What Do You Want to Do with Your Life?
Well, that something slowly crystallizes, and the rose-tinted glasses fall from your eyes...and you realize, in fact, the question was never completely true (the truth, the whole truth, and nothing but the truth...if only we had lawyers back then), at least, as it was posed so innocently when you first sat down during circle time to share The Rest of Your Life (tm) as you knew it from the sandbox that delineated your entire world back then. Perhaps I might have been inclined to protest if I knew the truth, but looking back, I can't fault the adults for their deception. After all, "What do you want to do with your life?" seemed a perfectly transparent question from their point of view. The view that knew all the caveats which defined "what" and "do" and "want" and "your life," that is.
So perhaps it's time to rephrase the question. Perhaps it's time to let Gorgias take the stand. (You'll forgive me for the poor imitation, but we all have our shortcomings.) "What do you want to do with your life?" becomes, in so many words, "What makes you a worthwhile member of this society?"
...And that's the truth. Simple, right? For those of you already in the work world or otherwise trundling your way happily towards it (as the yellow Lego police man does each day, never shedding his organ grinder suit), it seems second nature. Not even worthy of mention. Of course I am a member of this society, and of course I must do this thing that makes me worthy of belonging. How else could we interpret the question? There are reasons the hand that feeds becomes the Stockholm syndrome that defines the rest of your life, ad nauseum.

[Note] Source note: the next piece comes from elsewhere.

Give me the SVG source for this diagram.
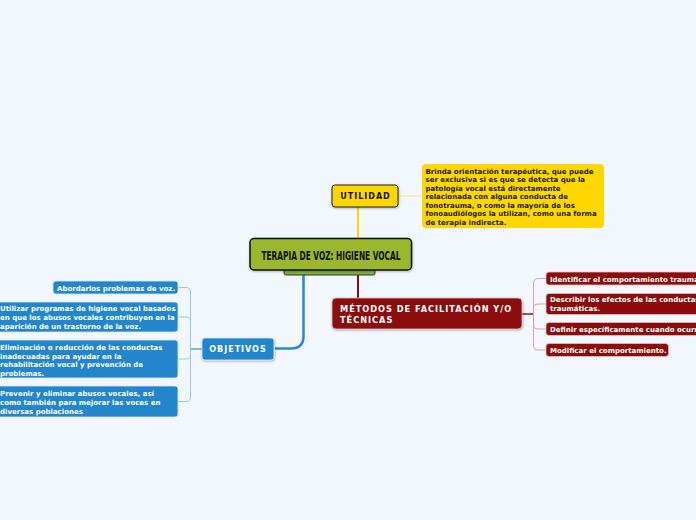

But back then, do you think we as children would understand...I mean really, really understand...the ramifications of such a statement? Do you think that we would realize - and accept - the way our future goals were written for us? And even then, when all is said and done, could we ever imagine agreeing to it for...the rest...of our lives? The child who wants to be his hero so stylized cannot comprehend where poetic license ends and humdrum life, mundanity, that accursed repetition begins (for I am convinced Hell is repetition, merely entrapment in a plane one dimension short of what we were meant to live in). And what is this, this "rest" of your life? This "passion" they say you must find and then cling to like a jealous lover bent on squeezing every last drop from your heart's deliverance? (I imagine that domestic abuse awareness month ribbon staring ominously at me from the tabletop could say something to its powers). Even if it were possible to give so much of myself, I would not do it. A love of that sort, no matter how precious, demands something from you that you can never reclaim, and leaves something with you that you can never attain. It is the irony of specialization. Narrow alleyways once visited. Each cog, no matter how finely grained, can never become a perfect circle.
Ah, so then, let us return to the question as it was meant to be asked. As we believed it to be, naive and trusting, back when our worst fears lay in the pages of an R.L. Stine book.
What do you want to do with your life?
I'll tell you now. And if you ask me again, I'll tell you something different. Don't try to find convergence, because the question has no answer, it by its very nature cannot be answered, for who is to say that one of an infinite sphere of possibilities should be chosen out of the universes we cohabit? The very arrogance of that assumption pales my (admittedly deliberate) appropriation of Greek philosophy's mouthpiece. I can only tell you this moment, all the moments that I desire to experience, and ask for no more.
I want to sit beneath a willow tree painting the African cliffs at sunset.
I want to ride the wisps of song through an untouched glade.
I want to step off the edge of Babel with the sun in my eyes.
I want every climax that froze, for just a second, time in its tracks and laid bare the lucidity which led Sisyphus to smile as he descended the mountaintop.
Life is simulated annealing. So says the e-mail signature of a professor of mine. Well, if that is what living was meant to be, then God help me...but all of us deserve more than just an algorithm to abide our existences by.